The most common mistake is assuming that replacing a legacy platform automatically creates business value. If poor master data, inconsistent approval policies, and fragmented ownership remain unchanged, a new Finance ERP can simply digitize old inefficiencies. Another frequent error is over-customizing the target platform to mimic every legacy behavior. That preserves familiarity but weakens upgradeability, increases testing effort, and erodes the economics of Cloud ERP.
- Do not treat historical customizations as mandatory requirements without proving current business value.
- Do not compare SaaS vs self-hosted only on subscription price; include staffing, resilience, and recovery obligations.
- Do not postpone governance design until after implementation begins.
- Do not ignore partner ecosystem quality, especially for integration, managed operations, and regional compliance support.
- Do not define success only as go-live; define it as measurable improvement in control, cycle time, and cost to serve.
How do ROI and TCO differ between modernization paths?
ROI analysis should focus on measurable business outcomes: reduced close cycle time, fewer manual reconciliations, lower audit remediation effort, improved working capital visibility, faster integration of acquisitions, and reduced dependence on specialist support. TCO, by contrast, captures the full cost of owning and operating the platform over time. A legacy platform may appear cheaper in the short term if major change is deferred, but its TCO can rise through hidden labor, infrastructure refresh, security remediation, and the cost of delayed decision-making.
| Decision Path | Potential ROI Drivers | Likely TCO Pattern | Best Fit Scenario |
|---|---|---|---|
| Retain and optimize legacy | Short-term disruption avoidance, selective process improvement | Lower immediate spend, but often rising support and integration cost over time | Stable business model with limited change and acceptable technical debt |
| Phased Finance ERP modernization | Progressive automation, better reporting, controlled migration risk | Moderate transition cost with more manageable change curve | Enterprises needing modernization without a single high-risk cutover |
| Full platform replacement | Higher long-term standardization and operating model simplification | Highest upfront transformation cost, lower structural complexity if executed well | Organizations with strong executive sponsorship and urgent platform constraints |
For many enterprises, phased modernization offers the best balance of ROI and control. It allows finance to modernize high-friction processes first, establish governance, and validate integration patterns before broader rollout. This approach is especially relevant where the legacy estate includes multiple systems, regional variations, or embedded custom logic that cannot be retired safely in one step.

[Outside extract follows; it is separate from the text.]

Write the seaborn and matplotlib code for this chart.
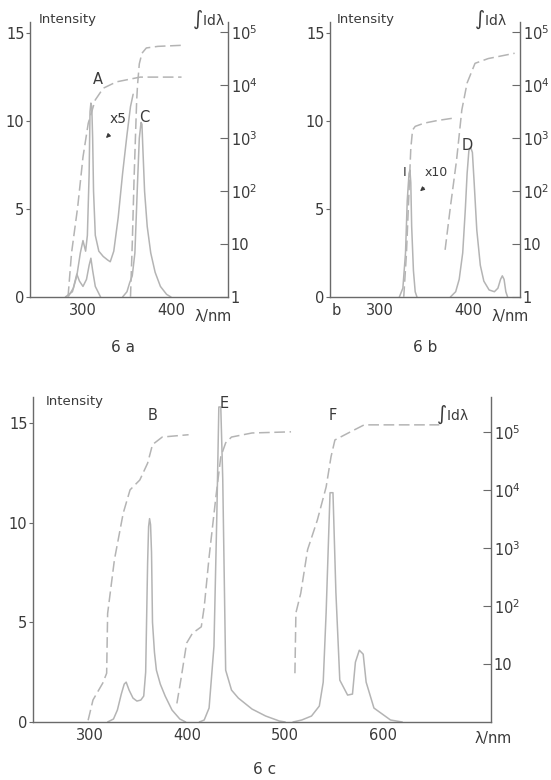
import numpy as np
import pandas as pd
import matplotlib
matplotlib.use("Agg")
import matplotlib.pyplot as plt
import seaborn as sns

# ---------------- data ----------------
# Panel 6a
a_x5_nm = [280, 288, 293, 297, 300, 303, 305, 307, 308, 309, 310, 311, 312, 314, 318, 323, 328, 331, 335, 340, 345, 350, 354, 357]
a_x5_I = [0, 0.3, 1.2, 2.5, 3.2, 2.6, 3.5, 7.0, 10.5, 11.0, 10.8, 9.0, 6.0, 3.5, 2.6, 2.3, 2.1, 2.0, 2.6, 4.5, 7.0, 9.2, 10.8, 11.5]
a_small_nm = [283, 289, 293, 296, 300, 304, 307, 309, 311, 314, 320]
a_small_I = [0, 0.5, 1.3, 0.9, 0.6, 1.0, 1.8, 2.2, 1.5, 0.6, 0]
c_nm = [345, 350, 353, 356, 359, 362, 364, 366, 367, 368, 370, 373, 377, 382, 388, 395, 400]
c_I = [0, 0.3, 0.8, 1.2, 2.5, 6.5, 9.0, 9.9, 9.8, 8.5, 6.0, 4.0, 2.5, 1.4, 0.6, 0.15, 0]
a_cum_nm = [283, 287, 294, 300, 306, 314, 323, 338, 365, 412]
a_cum_log = [0.0, 0.83, 1.70, 2.64, 3.28, 3.72, 3.94, 4.06, 4.15, 4.15]
c_cum_nm = [354, 356, 358, 360, 361, 362, 364, 367, 372, 385, 412]
c_cum_log = [0.0, 1.0, 2.2, 3.2, 3.7, 4.0, 4.4, 4.6, 4.7, 4.73, 4.75]

# Panel 6b
i_nm = [322, 326, 329, 331, 333, 334, 335, 336, 338, 340, 342]
i_I = [0, 0.5, 2.5, 5.5, 7.0, 7.2, 6.5, 4.0, 1.5, 0.3, 0]
d_nm = [380, 386, 390, 394, 397, 399, 401, 403, 405, 407, 410, 414, 418, 424, 430, 434, 437, 439, 441, 443, 445]
d_I = [0, 0.3, 1.0, 2.5, 5.0, 7.0, 8.3, 8.5, 8.2, 6.5, 3.8, 1.8, 0.9, 0.4, 0.3, 0.5, 1.0, 1.2, 1.0, 0.3, 0]
i_cum_nm = [327, 330, 333, 335, 337, 340, 350, 365, 385]
i_cum_log = [0.0, 0.8, 2.0, 2.8, 3.15, 3.22, 3.28, 3.33, 3.38]
d_cum_nm = [374, 380, 387, 393, 399, 408, 423, 453]
d_cum_log = [0.89, 1.7, 2.58, 3.53, 4.04, 4.41, 4.5, 4.6]

# Panel 6c
b_nm = [318, 324, 328, 332, 335, 337, 340, 344, 348, 352, 355, 357, 359, 360, 361, 362, 363, 364, 366, 368, 372, 377, 384, 392, 398]
b_I = [0, 0.15, 0.6, 1.4, 1.9, 2.0, 1.6, 1.2, 1.05, 1.1, 1.3, 2.5, 8.0, 9.8, 10.2, 9.9, 8.5, 5.0, 3.5, 2.6, 1.9, 1.3, 0.6, 0.15, 0]
e_nm = [412, 417, 422, 427, 430, 432, 434, 436, 439, 445, 452, 466, 480, 494, 500]
e_I = [0, 0.1, 0.7, 3.8, 10.5, 15.8, 15.8, 12.2, 2.6, 1.6, 1.2, 0.65, 0.3, 0.05, 0]
f_nm = [508, 517, 527, 535, 539, 542, 546, 549, 552, 556, 564, 569, 572, 576, 580, 583, 591, 608, 620]
f_I = [0, 0.1, 0.3, 0.8, 2.0, 5.5, 11.5, 11.5, 6.5, 2.1, 1.35, 1.4, 3.0, 3.6, 3.4, 2.0, 0.7, 0.1, 0]
b_cum_nm = [298, 303, 313, 317, 318, 325, 334, 341, 351, 359, 364, 374, 401]
b_cum_log = [0.03, 0.38, 0.67, 0.84, 1.87, 2.8, 3.6, 4.0, 4.17, 4.46, 4.78, 4.91, 4.95]
e_cum_nm = [389, 393, 399, 405, 414, 417, 422, 429, 434, 439, 445, 466, 506]
e_cum_log = [0.32, 0.72, 1.36, 1.53, 1.64, 1.98, 2.84, 3.88, 4.57, 4.81, 4.91, 4.98, 5.0]
f_cum_nm = [510, 511, 516, 523, 533, 542, 547, 551, 567, 581, 658]
f_cum_log = [0.84, 1.88, 2.22, 2.97, 3.48, 4.05, 4.57, 4.86, 5.0, 5.12, 5.12]

left_ticks = [0, 5, 10, 15]
right_ticks = [1, 10, 100, 1000, 10000, 100000]
right_labels = ["1", "10", "$10^2$", "$10^3$", "$10^4$", "$10^5$"]

# ---------------- style ----------------
sns.set_style("white")
plt.rcParams["font.family"] = ["DejaVu Sans"]
plt.rcParams["mathtext.default"] = "regular"
LINE = "#b4b4b4"
AXC = "#6a6a6a"
TXT = "#3a3a3a"

W, H = 551, 780
fig = plt.figure(figsize=(W / 100, H / 100), dpi=100)
fig.patch.set_facecolor("white")


def make_axes(l, r, t, b):
    return fig.add_axes([l / W, 1 - b / H, (r - l) / W, (b - t) / H])


def style(ax, ax2, xlim, ytop, logtop, xticks, xticklabels, show_one=True):
    ax.set_xlim(*xlim)
    ax.set_ylim(0, ytop)
    ax2.set_yscale("log")
    ax2.set_ylim(1, 10 ** logtop)
    for a in (ax, ax2):
        for s in a.spines.values():
            s.set_color(AXC)
            s.set_linewidth(1.0)
        a.spines["top"].set_visible(False)
    ax.spines["right"].set_visible(False)
    ax2.spines["left"].set_visible(False)
    ax2.spines["bottom"].set_visible(False)
    ax.set_yticks(left_ticks)
    ax.set_yticklabels([str(v) for v in left_ticks])
    ax.set_xticks(xticks)
    ax.set_xticklabels(xticklabels)
    ax.tick_params(axis="y", direction="out", length=3, color=AXC, labelsize=10.5, labelcolor=TXT, pad=1)
    ax.tick_params(axis="x", direction="in", length=4, color=AXC, labelsize=10.5, labelcolor=TXT, pad=4)
    if show_one:
        ax2.set_yticks(right_ticks)
        ax2.set_yticklabels(right_labels)
    else:
        ax2.set_yticks(right_ticks[1:])
        ax2.set_yticklabels(right_labels[1:])
    ax2.yaxis.set_minor_locator(matplotlib.ticker.NullLocator())
    ax2.tick_params(axis="y", direction="in", length=6, color=AXC, labelsize=10.5, labelcolor=TXT, pad=2)
    ax.set_xlabel("")
    ax.set_ylabel("")
    ax2.set_ylabel("")
    ax.patch.set_alpha(0)


def solid(ax, x, y):
    sns.lineplot(x=x, y=y, ax=ax, color=LINE, lw=1.1, estimator=None, sort=False)


def dashed(ax2, x, logv):
    sns.lineplot(x=x, y=[10 ** v for v in logv], ax=ax2, color=LINE, lw=1.1,
                 estimator=None, sort=False, dashes=False, linestyle=(0, (7, 3)))


def ftext(x, y, s, size=10.5, **kw):
    fig.text(x / W, 1 - y / H, s, ha="center", va="center", fontsize=size, color=TXT, **kw)


# ---------- 6a ----------
ax = make_axes(30, 228, 22, 297)
ax2 = ax.twinx()
solid(ax, a_small_nm, a_small_I)
solid(ax, a_x5_nm, a_x5_I)
solid(ax, c_nm, c_I)
dashed(ax2, a_cum_nm, a_cum_log)
dashed(ax2, c_cum_nm, c_cum_log)
style(ax, ax2, (239.8, 464.8), 15.6, 5.19, [250, 300, 350, 400, 450], ["", "300", "", "400", ""])

# ---------- 6b ----------
bx = make_axes(330, 520, 22, 297)
bx2 = bx.twinx()
solid(bx, i_nm, i_I)
solid(bx, d_nm, d_I)
dashed(bx2, i_cum_nm, i_cum_log)
dashed(bx2, d_cum_nm, d_cum_log)
style(bx, bx2, (243.2, 459.1), 15.6, 5.19, [250, 300, 350, 400, 450], ["b", "300", "", "400", ""])

# ---------- 6c ----------
cx = make_axes(33, 491, 397, 722)
cx2 = cx.twinx()
solid(cx, b_nm, b_I)
solid(cx, e_nm, e_I)
solid(cx, f_nm, f_I)
dashed(cx2, b_cum_nm, b_cum_log)
dashed(cx2, e_cum_nm, e_cum_log)
dashed(cx2, f_cum_nm, f_cum_log)
style(cx, cx2, (241.5, 711), 16.3, 5.6, [250, 300, 350, 400, 450, 500, 550, 600, 650, 700],
      ["", "300", "", "400", "", "500", "", "600", "", ""], show_one=False)

# ---------- texts ----------
ftext(68, 20, "Intensity", size=9.5)
ftext(208, 20, r"$\int$Id$\lambda$", size=10)
ftext(98, 80, "A", size=10.5)
ftext(118, 119, "x5", size=10)
ftext(144, 117, "C", size=10.5)
fig.add_artist(matplotlib.patches.FancyArrowPatch((111 / W, 1 - 133 / H), (104 / W, 1 - 140 / H),
               transform=fig.transFigure, arrowstyle="-|>", mutation_scale=6, color=TXT, lw=0.8))
ftext(213, 315, r"$\lambda$/nm", size=10.5)
ftext(123, 348, "6 a", size=11)

ftext(366, 20, "Intensity", size=9.5)
ftext(490, 20, r"$\int$Id$\lambda$", size=10)
ftext(405, 172, "I", size=9.5)
ftext(436, 172, "x10", size=9)
fig.add_artist(matplotlib.patches.FancyArrowPatch((426 / W, 1 - 186 / H), (418 / W, 1 - 193 / H),
               transform=fig.transFigure, arrowstyle="-|>", mutation_scale=6, color=TXT, lw=0.8))
ftext(467, 145, "D", size=10.5)
ftext(510, 315, r"$\lambda$/nm", size=10.5)
ftext(425, 347, "6 b", size=11)

ftext(75, 402, "Intensity", size=9.5)
ftext(153, 415, "B", size=10.5)
ftext(224, 403, "E", size=10.5)
ftext(333, 415, "F", size=10.5)
ftext(452, 415, r"$\int$Id$\lambda$", size=10)
ftext(493, 738, r"$\lambda$/nm", size=10.5)
ftext(265, 770, "6 c", size=11)

fig.savefig("out.png", dpi=100, facecolor="white")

What role do ecosystem, extensibility, and managed operations play?
Platform selection should account for who will operate, extend, and support the environment after go-live. A strong partner ecosystem can reduce delivery concentration risk and improve access to industry-specific expertise. Extensibility matters because finance requirements evolve through regulation, acquisitions, and new service models. API-first architecture, governed extension frameworks, and clear integration patterns are more valuable than unrestricted customization if the goal is sustainable change.
Managed Cloud Services can also materially change the economics of control. Rather than forcing enterprises to choose between pure SaaS and full self-management, managed operations can provide a middle path: preserving deployment flexibility while outsourcing routine administration, monitoring, backup, patching, and resilience engineering. For partners, MSPs, and system integrators, this is where a provider such as SysGenPro can be relevant as a partner-first White-label ERP Platform and Managed Cloud Services provider, particularly when the business model requires brandable delivery, OEM opportunities, or a controlled cloud operating layer without building everything internally.

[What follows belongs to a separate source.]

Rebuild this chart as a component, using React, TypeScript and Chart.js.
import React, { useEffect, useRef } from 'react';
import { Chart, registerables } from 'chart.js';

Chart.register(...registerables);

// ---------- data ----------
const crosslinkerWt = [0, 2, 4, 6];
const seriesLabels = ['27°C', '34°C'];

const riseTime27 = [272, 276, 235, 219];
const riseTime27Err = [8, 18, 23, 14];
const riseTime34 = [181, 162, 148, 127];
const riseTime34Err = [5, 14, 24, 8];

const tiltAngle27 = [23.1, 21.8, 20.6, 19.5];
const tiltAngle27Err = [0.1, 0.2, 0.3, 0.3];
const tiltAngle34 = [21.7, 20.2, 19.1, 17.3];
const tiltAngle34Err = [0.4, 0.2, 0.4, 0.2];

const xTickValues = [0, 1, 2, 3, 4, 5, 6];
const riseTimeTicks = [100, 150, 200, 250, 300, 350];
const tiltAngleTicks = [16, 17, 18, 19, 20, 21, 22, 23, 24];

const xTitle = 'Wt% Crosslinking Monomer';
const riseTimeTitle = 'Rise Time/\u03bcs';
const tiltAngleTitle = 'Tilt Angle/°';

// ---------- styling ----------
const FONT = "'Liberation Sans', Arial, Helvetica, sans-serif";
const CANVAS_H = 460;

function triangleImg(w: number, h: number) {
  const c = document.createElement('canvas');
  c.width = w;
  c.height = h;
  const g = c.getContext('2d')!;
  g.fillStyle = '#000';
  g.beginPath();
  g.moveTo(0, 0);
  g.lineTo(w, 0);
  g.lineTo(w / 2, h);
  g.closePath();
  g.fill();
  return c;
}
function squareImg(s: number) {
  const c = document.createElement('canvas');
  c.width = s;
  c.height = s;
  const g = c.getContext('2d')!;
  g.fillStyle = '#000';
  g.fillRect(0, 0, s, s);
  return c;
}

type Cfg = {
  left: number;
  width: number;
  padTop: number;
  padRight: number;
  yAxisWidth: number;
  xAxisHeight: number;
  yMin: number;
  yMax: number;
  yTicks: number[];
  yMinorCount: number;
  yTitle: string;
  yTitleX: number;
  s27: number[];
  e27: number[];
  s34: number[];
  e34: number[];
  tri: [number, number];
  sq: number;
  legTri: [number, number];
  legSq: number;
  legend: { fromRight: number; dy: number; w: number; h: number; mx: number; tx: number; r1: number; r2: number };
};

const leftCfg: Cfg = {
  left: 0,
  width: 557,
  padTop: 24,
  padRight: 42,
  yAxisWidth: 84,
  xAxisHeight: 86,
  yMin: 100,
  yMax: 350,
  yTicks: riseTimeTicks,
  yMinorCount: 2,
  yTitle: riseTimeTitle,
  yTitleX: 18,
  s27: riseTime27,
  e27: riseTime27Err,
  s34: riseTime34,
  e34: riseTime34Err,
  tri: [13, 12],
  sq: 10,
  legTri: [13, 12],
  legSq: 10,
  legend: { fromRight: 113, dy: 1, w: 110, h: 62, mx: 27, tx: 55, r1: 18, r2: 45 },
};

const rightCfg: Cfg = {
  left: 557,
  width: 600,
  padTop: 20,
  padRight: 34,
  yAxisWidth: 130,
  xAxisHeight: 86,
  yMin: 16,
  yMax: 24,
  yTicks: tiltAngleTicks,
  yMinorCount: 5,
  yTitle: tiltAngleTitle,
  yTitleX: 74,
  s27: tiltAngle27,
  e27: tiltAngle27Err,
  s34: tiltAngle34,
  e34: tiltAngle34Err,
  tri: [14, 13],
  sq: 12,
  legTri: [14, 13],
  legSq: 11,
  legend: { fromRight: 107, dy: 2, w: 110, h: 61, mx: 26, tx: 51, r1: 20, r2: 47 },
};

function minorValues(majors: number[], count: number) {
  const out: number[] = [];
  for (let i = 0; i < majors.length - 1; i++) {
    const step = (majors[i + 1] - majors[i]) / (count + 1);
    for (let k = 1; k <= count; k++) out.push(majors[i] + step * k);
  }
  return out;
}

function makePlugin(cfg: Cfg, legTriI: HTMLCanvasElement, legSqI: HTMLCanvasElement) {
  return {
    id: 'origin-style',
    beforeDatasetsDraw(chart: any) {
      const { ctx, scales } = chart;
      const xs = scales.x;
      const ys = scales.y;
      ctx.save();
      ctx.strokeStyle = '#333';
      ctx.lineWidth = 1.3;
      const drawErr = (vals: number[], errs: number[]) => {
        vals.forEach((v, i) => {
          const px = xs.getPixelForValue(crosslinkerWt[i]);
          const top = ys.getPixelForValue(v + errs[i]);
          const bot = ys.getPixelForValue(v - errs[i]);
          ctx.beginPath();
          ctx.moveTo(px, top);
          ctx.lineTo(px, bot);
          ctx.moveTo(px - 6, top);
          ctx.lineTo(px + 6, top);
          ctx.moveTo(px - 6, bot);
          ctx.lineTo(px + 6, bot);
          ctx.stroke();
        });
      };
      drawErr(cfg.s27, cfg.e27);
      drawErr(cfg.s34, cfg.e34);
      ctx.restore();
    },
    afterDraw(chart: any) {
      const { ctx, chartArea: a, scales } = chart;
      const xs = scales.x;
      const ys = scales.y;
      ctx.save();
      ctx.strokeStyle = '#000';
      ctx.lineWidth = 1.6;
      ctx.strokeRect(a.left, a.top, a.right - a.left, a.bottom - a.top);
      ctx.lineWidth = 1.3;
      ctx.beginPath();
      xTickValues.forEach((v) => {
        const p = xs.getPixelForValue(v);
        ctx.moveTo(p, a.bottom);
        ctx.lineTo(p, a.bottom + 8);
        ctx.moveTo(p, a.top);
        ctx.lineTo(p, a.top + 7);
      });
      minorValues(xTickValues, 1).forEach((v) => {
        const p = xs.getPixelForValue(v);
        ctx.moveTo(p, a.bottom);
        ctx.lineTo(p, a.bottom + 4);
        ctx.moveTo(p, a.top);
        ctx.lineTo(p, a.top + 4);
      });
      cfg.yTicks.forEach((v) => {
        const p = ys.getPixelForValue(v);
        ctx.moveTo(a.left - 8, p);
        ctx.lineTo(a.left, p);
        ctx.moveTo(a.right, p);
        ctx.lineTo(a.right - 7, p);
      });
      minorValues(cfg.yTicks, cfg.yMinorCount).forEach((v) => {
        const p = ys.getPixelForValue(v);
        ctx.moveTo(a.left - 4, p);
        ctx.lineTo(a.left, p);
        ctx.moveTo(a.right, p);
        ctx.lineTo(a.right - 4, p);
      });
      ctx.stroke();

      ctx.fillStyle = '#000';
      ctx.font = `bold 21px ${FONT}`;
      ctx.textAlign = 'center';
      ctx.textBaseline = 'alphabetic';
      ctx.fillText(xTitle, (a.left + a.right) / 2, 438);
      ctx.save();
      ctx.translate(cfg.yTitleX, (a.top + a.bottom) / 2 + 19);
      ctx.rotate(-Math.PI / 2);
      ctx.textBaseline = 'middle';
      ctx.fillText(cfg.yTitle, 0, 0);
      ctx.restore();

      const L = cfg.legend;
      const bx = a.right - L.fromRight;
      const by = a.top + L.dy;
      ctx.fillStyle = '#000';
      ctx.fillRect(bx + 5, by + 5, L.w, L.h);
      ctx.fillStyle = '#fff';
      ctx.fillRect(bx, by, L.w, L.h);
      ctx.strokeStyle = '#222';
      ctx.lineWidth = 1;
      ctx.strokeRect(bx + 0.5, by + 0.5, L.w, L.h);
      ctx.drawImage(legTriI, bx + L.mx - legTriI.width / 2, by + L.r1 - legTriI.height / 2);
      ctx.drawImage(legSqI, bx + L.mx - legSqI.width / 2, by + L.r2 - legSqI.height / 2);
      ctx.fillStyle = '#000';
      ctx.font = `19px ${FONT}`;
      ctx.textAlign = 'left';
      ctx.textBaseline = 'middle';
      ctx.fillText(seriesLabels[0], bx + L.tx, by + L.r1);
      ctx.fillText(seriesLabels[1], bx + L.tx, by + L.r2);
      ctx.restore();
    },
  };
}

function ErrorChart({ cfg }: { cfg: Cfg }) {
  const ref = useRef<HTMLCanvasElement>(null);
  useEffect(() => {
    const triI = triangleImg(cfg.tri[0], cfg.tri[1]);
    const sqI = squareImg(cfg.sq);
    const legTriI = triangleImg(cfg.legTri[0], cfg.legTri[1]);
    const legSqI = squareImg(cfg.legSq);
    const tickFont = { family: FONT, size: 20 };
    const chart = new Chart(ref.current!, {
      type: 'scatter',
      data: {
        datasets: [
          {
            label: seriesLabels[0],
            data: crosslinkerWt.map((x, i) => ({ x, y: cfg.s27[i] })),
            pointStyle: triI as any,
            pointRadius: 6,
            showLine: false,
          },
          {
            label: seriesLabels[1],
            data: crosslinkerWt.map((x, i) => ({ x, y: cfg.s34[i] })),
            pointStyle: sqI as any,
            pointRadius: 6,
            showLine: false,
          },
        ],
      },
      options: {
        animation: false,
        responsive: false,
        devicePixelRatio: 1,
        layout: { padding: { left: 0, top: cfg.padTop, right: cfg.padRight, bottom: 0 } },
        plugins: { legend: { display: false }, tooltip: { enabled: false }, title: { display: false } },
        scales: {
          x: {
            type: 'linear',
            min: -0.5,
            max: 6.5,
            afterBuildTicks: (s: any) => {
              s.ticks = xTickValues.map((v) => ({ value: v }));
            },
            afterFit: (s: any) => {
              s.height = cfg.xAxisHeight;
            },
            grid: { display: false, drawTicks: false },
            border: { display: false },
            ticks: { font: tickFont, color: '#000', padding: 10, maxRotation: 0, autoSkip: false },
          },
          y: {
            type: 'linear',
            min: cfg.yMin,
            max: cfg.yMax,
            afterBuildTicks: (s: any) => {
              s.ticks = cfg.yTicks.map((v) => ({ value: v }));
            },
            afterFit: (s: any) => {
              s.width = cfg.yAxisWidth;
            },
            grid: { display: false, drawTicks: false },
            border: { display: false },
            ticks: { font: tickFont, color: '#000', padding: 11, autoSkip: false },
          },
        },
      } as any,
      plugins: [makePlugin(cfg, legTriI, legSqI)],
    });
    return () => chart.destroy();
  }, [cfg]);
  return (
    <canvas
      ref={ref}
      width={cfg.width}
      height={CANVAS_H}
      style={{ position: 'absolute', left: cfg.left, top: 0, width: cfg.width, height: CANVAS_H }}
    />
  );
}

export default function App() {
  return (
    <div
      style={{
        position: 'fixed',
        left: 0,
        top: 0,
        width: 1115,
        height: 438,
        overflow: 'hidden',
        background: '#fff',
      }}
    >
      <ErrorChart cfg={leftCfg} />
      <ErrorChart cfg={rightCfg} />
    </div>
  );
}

What future trends should influence today's decision?
Three trends are reshaping finance platform strategy. First, AI-assisted ERP is moving from experimentation to practical use in anomaly detection, forecasting support, document processing, and guided workflow decisions. The value depends less on headline AI features and more on data quality, governance, and explainability. Second, workflow automation is becoming a baseline expectation, especially for approvals, exception handling, and shared service operations. Third, operational resilience is becoming a board-level concern, which increases the importance of architecture choices, recovery design, IAM maturity, and cloud operating discipline.
These trends favor platforms that can evolve without repeated re-platforming. That means evaluating not only current functionality but also extensibility, data portability, integration maturity, and the ability to support future deployment choices. Enterprises that expect mergers, regional expansion, embedded services, or partner-led delivery should prioritize architectural flexibility over narrow feature comparisons.
Executive Conclusion
Finance ERP modernization is not a binary choice between innovation and stability. It is a structured decision about where the enterprise wants standardization, where it needs control, and what level of operational complexity it is prepared to own. Legacy platforms can remain viable when business change is limited and technical debt is manageable. Modern Finance ERP becomes compelling when the organization needs stronger governance, better integration, scalable automation, and a more predictable long-term operating model.
The strongest executive recommendation is to evaluate modernization through a business capability lens: close and consolidation, compliance, integration, analytics, resilience, and cost to serve. Build a five-year TCO model, test deployment options against governance requirements, and choose a migration strategy that protects continuity while reducing structural complexity. For organizations that need partner-led delivery, white-label flexibility, or managed cloud control without excessive infrastructure burden, the platform ecosystem and operating model may matter as much as the application itself.